Nor has Europe finished cutting itself off from cheap Russian energy. While it has dialed down imports of coal, crude oil and natural gas to nearly nothing, it still has to take the final step of banning imports of Russian refined products – specifically diesel. While some analysts see the oil market as able to contain any price shock from that move, which comes into effect next week, no one is expecting it to make the indispensable fuel for much of heavy industry and transport cheaper in Europe.

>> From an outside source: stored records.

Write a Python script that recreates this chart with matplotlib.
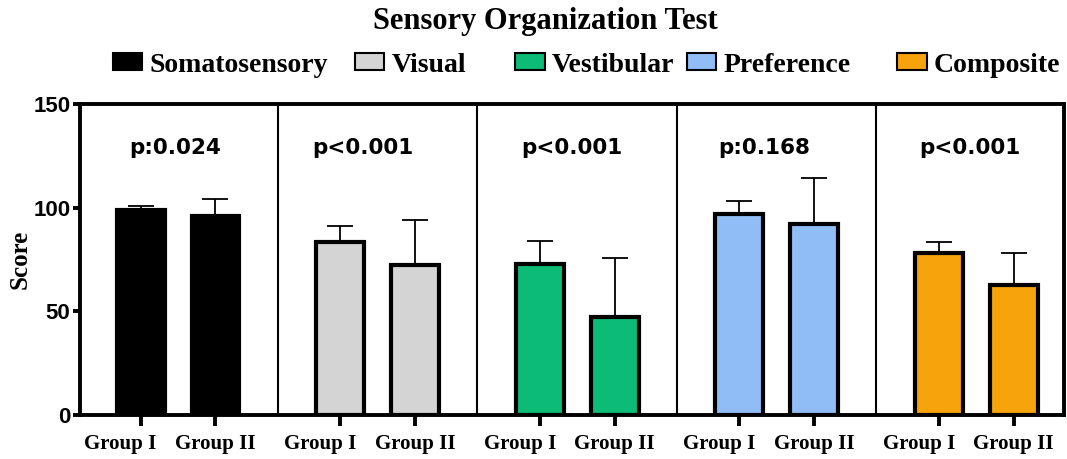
import matplotlib.pyplot as plt
import matplotlib.patches as mpatches
import matplotlib.transforms as mtransforms
import numpy as np

# data
tests = ["Somatosensory", "Visual", "Vestibular", "Preference", "Composite"]
groups = ["Group I", "Group II"]
mean_g1 = [99, 83.3, 72.7, 96.8, 78]
mean_g2 = [96, 72.5, 47.4, 92.1, 62.7]
err_g1 = [2, 8, 11, 6.4, 5.6]
err_g2 = [8, 21.5, 28.5, 22, 15.6]
p_labels = ["p:0.024", "p<0.001", "p<0.001", "p:0.168", "p<0.001"]
colors = ["#000000", "#d4d4d4", "#0bbb76", "#90bdf6", "#f6a30c"]

serif = "Liberation Serif"
sans = "Liberation Sans"

fig = plt.figure(figsize=(10.67, 4.59), dpi=100)
ax = fig.add_axes([0.075, 0.0959, 0.922, 0.6775])

gap = 2.667
width = 0.64
x1 = np.arange(len(tests)) * gap
x2 = x1 + 1

for i in range(len(tests)):
    ax.bar(x1[i], mean_g1[i], width, color=colors[i], edgecolor="black", linewidth=3, zorder=3)
    ax.bar(x2[i], mean_g2[i], width, color=colors[i], edgecolor="black", linewidth=3, zorder=3)
    ax.errorbar([x1[i], x2[i]], [mean_g1[i], mean_g2[i]],
                yerr=[[0, 0], [err_g1[i], err_g2[i]]],
                fmt="none", ecolor="black", elinewidth=1.3, capsize=9.5, capthick=1.3, zorder=2)

# p-values, slightly left of panel centre like the original
p_offset = [-0.04, -0.2, -0.07, -0.17, -0.09]
for i, lab in enumerate(p_labels):
    ax.text(x1[i] + 0.5 + p_offset[i], 129, lab, ha="center", va="center",
            fontsize=15.5, fontweight="bold", family="DejaVu Sans")

# panel dividers
for i in range(1, len(tests)):
    ax.axvline(x1[i] - (gap - 1) / 2, color="black", linewidth=1.5)

ax.set_xlim(-0.81, x2[-1] + 0.67)
ax.set_ylim(0, 150)
ax.set_yticks([0, 50, 100, 150])
ax.set_yticklabels(["0", "50", "100", "150"], fontsize=16, fontweight="bold", family=sans)
ticks = np.ravel(np.column_stack([x1, x2]))
ax.set_xticks(ticks)
ax.set_xticklabels(groups * len(tests), fontsize=15, fontweight="bold", family=serif)
ax.tick_params(axis="x", width=2.8, length=8, direction="out", pad=6)
ax.tick_params(axis="y", width=2.8, length=5, direction="out", pad=2)
for s in ax.spines.values():
    s.set_linewidth(2.8)
ax.set_ylabel("Score", fontsize=18, fontweight="bold", family=serif, labelpad=1)

# "Group I" labels sit a bit left of their ticks in the original
shift = mtransforms.ScaledTranslation(-20 / 100, 0, fig.dpi_scale_trans)
for lab in ax.get_xticklabels()[::2]:
    lab.set_transform(lab.get_transform() + shift)

fig.text(0.511, 0.953, "Sensory Organization Test", ha="center", va="center",
         fontsize=22, fontweight="bold", family=serif)

# legend entries placed one by one to follow the uneven spacing of the original
leg_x = [0.106, 0.333, 0.483, 0.644, 0.841]
for i, name in enumerate(tests):
    h = mpatches.Patch(facecolor=colors[i], edgecolor="black", linewidth=1.5)
    fig.legend([h], [name], loc="center left", bbox_to_anchor=(leg_x[i], 0.858),
               frameon=False, handlelength=1.05, handleheight=0.55, handletextpad=0.25,
               borderaxespad=0, borderpad=0,
               prop={"family": serif, "weight": "bold", "size": 20})

fig.savefig("out.png", dpi=100)
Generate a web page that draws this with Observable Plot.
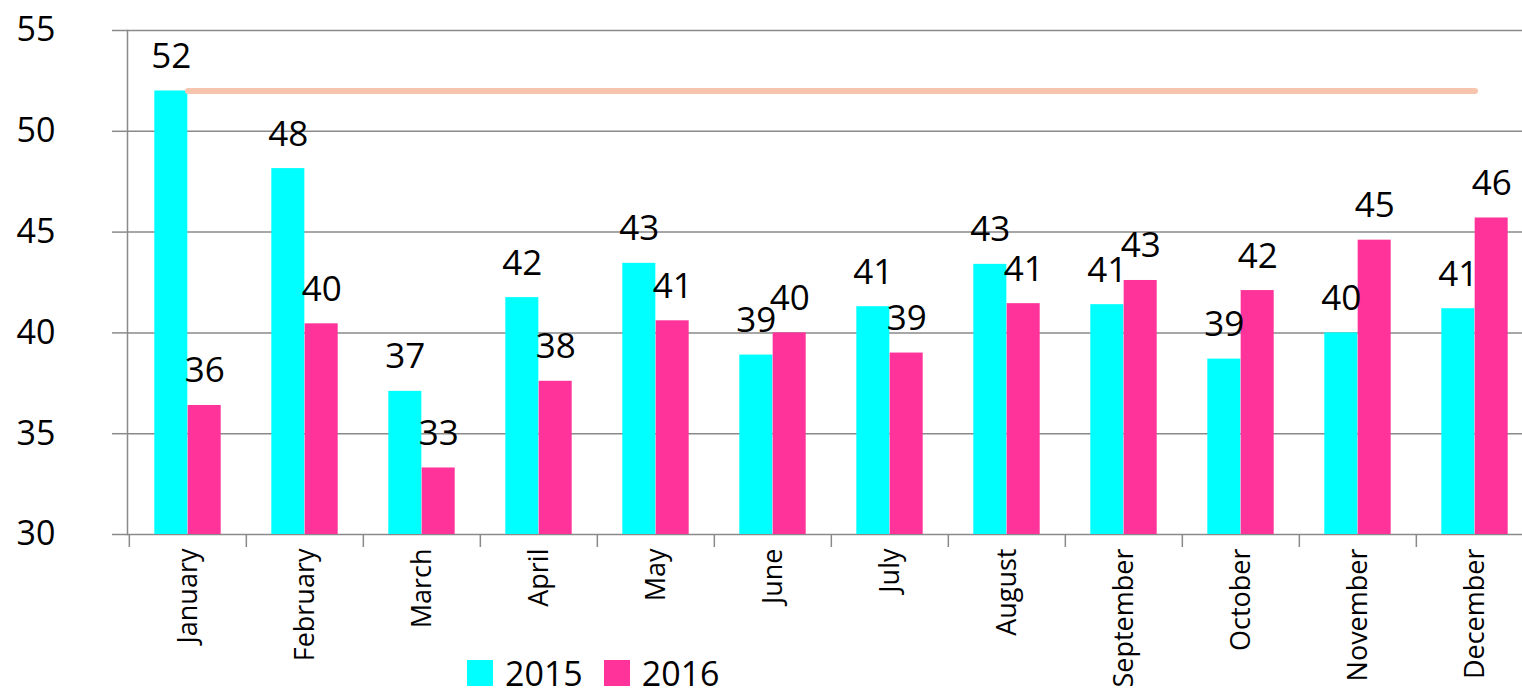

Which brings us back to the war in Ukraine. It remains the case that the conflict has forced Europe to embed all manner of higher costs in its economy. As of this week, with the U.S. and its western allies agreeing a major shift of policy to include heavy armor in their next aid packages, the prospect of that war and its associated economic dislocations dragging on for longer has arguably increased (as has – arguably – the risk of it being ended all too quickly by a Russian nuclear strike).

All of which means that the European Central Bank will have to live up to its threats to keep tightening monetary policy, lest the inflationary genie escape. December’s ECB meeting was notable for a clear shift in the bank’s rhetoric on pipeline inflation pressures and the risks of ‘second-round effects’, where consumers try to make up for lost purchasing power with higher pay raises, driving a new round of inflation.  Even the ECB’s arch-dove chief economist Philip Lane has warned since then that the ECB will have to be on its toes for years rather than months about the consequences of last year’s inflation surge. 

So two cheers for the Eurozone – the worst has probably been avoided, but the best likely scenario is still not much to get excited about.